This week Parliament returned from one of the busiest Conference seasons of recent years. I know some will see it as bias, but the Conservative Party Conference in Birmingham really was the only one which set out a clear path and commitment to working for the people of the UK.
UKIP and Labour were embroiled in leadership battles which showed just how in disarray they both are. Labour has been taken over by the militant left and Jeremy Corbyn has lost what little control he had over his MPs with the moderates amongst them fearing being deselected. The leader of UKIP, Diane James, resigned after just 18 days and then the new contender for the leadership has been embroiled in a fracas.
The Conservatives on the other hand spent Conference showing how we will build a country that works for everyone and make a success of Brexit. We now know the Government will trigger Article 50 of the Lisbon Treaty by the end of March 2017 and we could be out of the EU by summer 2019. Theresa May and the Government have been right to take the time to formulate a robust plan to go into negotiations to ensure we get the best deal for Britain. A ‘Great Repeal Bill’ will be introduced which will end the EU’s supremacy over our Parliament and our courts. It will instantly annul the Act which took us into the EU and allow us to keep the EU legislation we want, such as workers’ rights, and scrap the rules which hamper the UK, like fishing quotas. In land locked Derbyshire the way our fishing industry has been decimated by the EU is mentioned to me time and again by voters on the doorstep.
Our Conference firmly placed us in the centre ground of Politics and showed we are the true party of working people and those who want to get on in life. Mrs May outlined how the economy should be as free as possible, but not at the expense of the poorest in society and how the Government should be prepared to intervene when required to save jobs. However, as the Chancellor reaffirmed in his speech, we remain committed to reducing and ultimately eradicating the deficit but recognise the need for internal investment which will help our industries to thrive.
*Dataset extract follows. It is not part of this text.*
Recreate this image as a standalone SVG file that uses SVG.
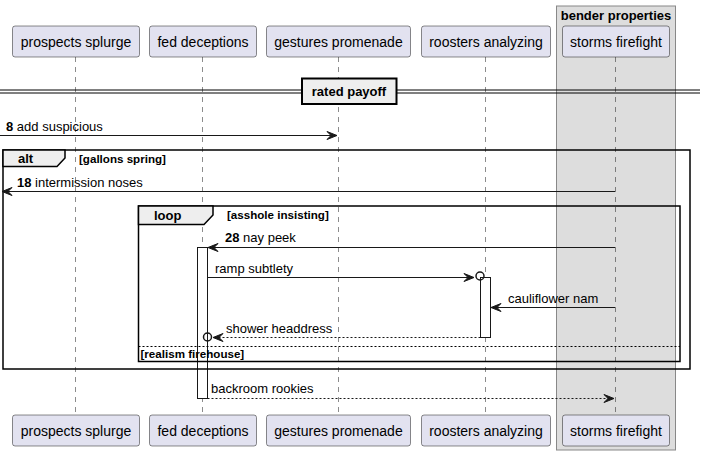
<svg xmlns="http://www.w3.org/2000/svg" width="705" height="456" viewBox="0 0 705 456">
<defs>
<style>
.p{fill:#E2E2F0;stroke:#181818;stroke-width:0.5}
.pt{font-family:"Liberation Sans",Arial,sans-serif;font-size:14px;fill:#000;text-anchor:middle}
.ll{stroke:#181818;stroke-width:0.5;stroke-dasharray:5,5;fill:none}
.m{stroke:#181818;stroke-width:1;fill:none}
.md{stroke:#181818;stroke-width:1;fill:none;stroke-dasharray:2,2}
.mt{font-family:"Liberation Sans",Arial,sans-serif;font-size:13px;fill:#000}
.b{font-weight:bold}
.ft{font-family:"Liberation Sans",Arial,sans-serif;font-size:11.6px;font-weight:bold;fill:#000}
.fr{fill:none;stroke:#000;stroke-width:1.5}
.tab{fill:#EEEEEE;stroke:#000;stroke-width:1.5}
.act{fill:#FFFFFF;stroke:#181818;stroke-width:1}
.ah{fill:#181818;stroke:#181818;stroke-width:1}
.c{fill:none;stroke:#181818;stroke-width:1.5}
</style>
</defs>
<rect width="705" height="456" fill="#FFFFFF"/>
<g id="box-bender">
<rect x="556.5" y="6" width="119" height="444" fill="#DDDDDD" stroke="#888888" stroke-width="1"/>
<text x="616" y="20" class="mt b" text-anchor="middle">bender properties</text>
</g>
<g id="lifelines">
<line class="ll" x1="75.5" y1="57" x2="75.5" y2="415"/>
<line class="ll" x1="202.5" y1="57" x2="202.5" y2="415"/>
<line class="ll" x1="338.5" y1="57" x2="338.5" y2="415"/>
<line class="ll" x1="485.5" y1="57" x2="485.5" y2="415"/>
<line class="ll" x1="615.5" y1="57" x2="615.5" y2="415"/>
</g>
<g id="p-prospects">
<rect class="p" x="12.5" y="26" width="127" height="31" rx="2.5"/>
<text class="pt" x="76" y="47">prospects splurge</text>
<rect class="p" x="12.5" y="415" width="127" height="31" rx="2.5"/>
<text class="pt" x="76" y="436">prospects splurge</text>
</g>
<g id="p-fed">
<rect class="p" x="149.5" y="26" width="107" height="31" rx="2.5"/>
<text class="pt" x="203" y="47">fed deceptions</text>
<rect class="p" x="149.5" y="415" width="107" height="31" rx="2.5"/>
<text class="pt" x="203" y="436">fed deceptions</text>
</g>
<g id="p-gestures">
<rect class="p" x="266.5" y="26" width="144" height="31" rx="2.5"/>
<text class="pt" x="338.5" y="47">gestures promenade</text>
<rect class="p" x="266.5" y="415" width="144" height="31" rx="2.5"/>
<text class="pt" x="338.5" y="436">gestures promenade</text>
</g>
<g id="p-roosters">
<rect class="p" x="421.5" y="26" width="129" height="31" rx="2.5"/>
<text class="pt" x="486" y="47">roosters analyzing</text>
<rect class="p" x="421.5" y="415" width="129" height="31" rx="2.5"/>
<text class="pt" x="486" y="436">roosters analyzing</text>
</g>
<g id="p-storms">
<rect class="p" x="562.5" y="26" width="107" height="31" rx="2.5"/>
<text class="pt" x="616" y="47">storms firefight</text>
<rect class="p" x="562.5" y="415" width="107" height="31" rx="2.5"/>
<text class="pt" x="616" y="436">storms firefight</text>
</g>
<g id="activations">
<rect class="act" x="197.5" y="247.5" width="10" height="151"/>
<rect class="act" x="480.5" y="277.5" width="10" height="60"/>
</g>
<g id="divider">
<line x1="0" y1="90" x2="700" y2="90" stroke="#000" stroke-width="1"/>
<line x1="0" y1="93" x2="700" y2="93" stroke="#000" stroke-width="1"/>
<rect x="302" y="78.5" width="94.5" height="25.5" fill="#EEEEEE" stroke="#000" stroke-width="2"/>
<text x="349" y="96" class="mt b" text-anchor="middle">rated payoff</text>
</g>
<g id="frame-alt">
<rect class="fr" x="3" y="150" width="687" height="219"/>
<path class="tab" d="M3,150 L65,150 L65,158 L57,166.5 L3,166.5 Z"/>
<text x="18" y="163" class="mt b">alt</text>
<text x="79" y="163" class="ft">[gallons spring]</text>
</g>
<g id="frame-loop">
<rect class="fr" x="138.5" y="206" width="541.5" height="155.5"/>
<path class="tab" d="M138.5,206 L213,206 L213,215 L204,224.5 L138.5,224.5 Z"/>
<text x="154" y="220" class="mt b">loop</text>
<text x="227" y="219" class="ft">[asshole insisting]</text>
<line x1="138.5" y1="346.5" x2="680" y2="346.5" stroke="#000" stroke-width="1" stroke-dasharray="2,2"/>
<text x="140.5" y="358" class="ft">[realism firehouse]</text>
</g>
<g id="connectors">
<line class="m" x1="0" y1="135.5" x2="337" y2="135.5"/>
<polygon class="ah" points="337,135.5 327,131.5 331,135.5 327,139.5"/>
<text x="6" y="131" class="mt"><tspan class="b">8</tspan> add suspicious</text>

<line class="m" x1="615" y1="191.5" x2="2" y2="191.5"/>
<polygon class="ah" points="2,191.5 12,187.5 8,191.5 12,195.5"/>
<text x="17" y="187" class="mt"><tspan class="b">18</tspan> intermission noses</text>

<line class="m" x1="615" y1="247.5" x2="208" y2="247.5"/>
<polygon class="ah" points="208,247.5 218,243.5 214,247.5 218,251.5"/>
<text x="225" y="242" class="mt"><tspan class="b">28</tspan> nay peek</text>

<line class="m" x1="207.5" y1="277.5" x2="474" y2="277.5"/>
<polygon class="ah" points="474,277.5 464,273.5 468,277.5 464,281.5"/>
<circle class="c" cx="480" cy="276" r="4"/>
<text x="215" y="273" class="mt">ramp subtlety</text>

<line class="m" x1="615" y1="307.5" x2="491" y2="307.5"/>
<polygon class="ah" points="491,307.5 501,303.5 497,307.5 501,311.5"/>
<text x="508" y="303" class="mt">cauliflower nam</text>

<line class="md" x1="480.5" y1="337.5" x2="213" y2="337.5"/>
<polygon class="ah" points="213,337.5 223,333.5 219,337.5 223,341.5"/>
<circle class="c" cx="207.5" cy="337" r="4"/>
<text x="226" y="333" class="mt">shower headdress</text>

<line class="md" x1="207.5" y1="398.5" x2="614" y2="398.5"/>
<polygon class="ah" points="614,398.5 604,394.5 608,398.5 604,402.5"/>
<text x="211" y="393" class="mt">backroom rookies</text>
</g>
</svg>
Indeed Mr Hammond announced a new £220 million investment into “bio-medical catalysts” and “tech transfer offices”, technologies for the future where Britain can be at the cutting edge developing systems and products which will encourage interest at home and abroad and new and exciting jobs will be created.
This year’s Conference was also an opportunity for all party members, including myself, to thank David Cameron for everything he did not only for our party but for our country. He was indeed a great modern Prime Minister, history will look on him favourably as someone who brought together two different parties to form a Government at a time of great national division to work in the national interest and bringing our great country back from the brink of bankruptcy. He will also be missed as a good local MP for his Constituency of Witney.
Theresa May did an excellent job in her first Conference speech since becoming Prime Minister and Party Leader. In both her speech on the first day about Brexit and the speech to close the four day event she displayed poise, intellect and a ferocious commitment to public service. As Home Secretary she displayed her ability to handle difficult situations and the tenacious spirit this country needs in its leader especially at a time of such tremendous change. There will be difficult times ahead when our Country will be tested in more ways than one, but I am sure from what I saw at Conservative Party Conference this year, Theresa May will deliver on Brexit and a better future for the UK.
(This article was originally written for the Derby Telegraph).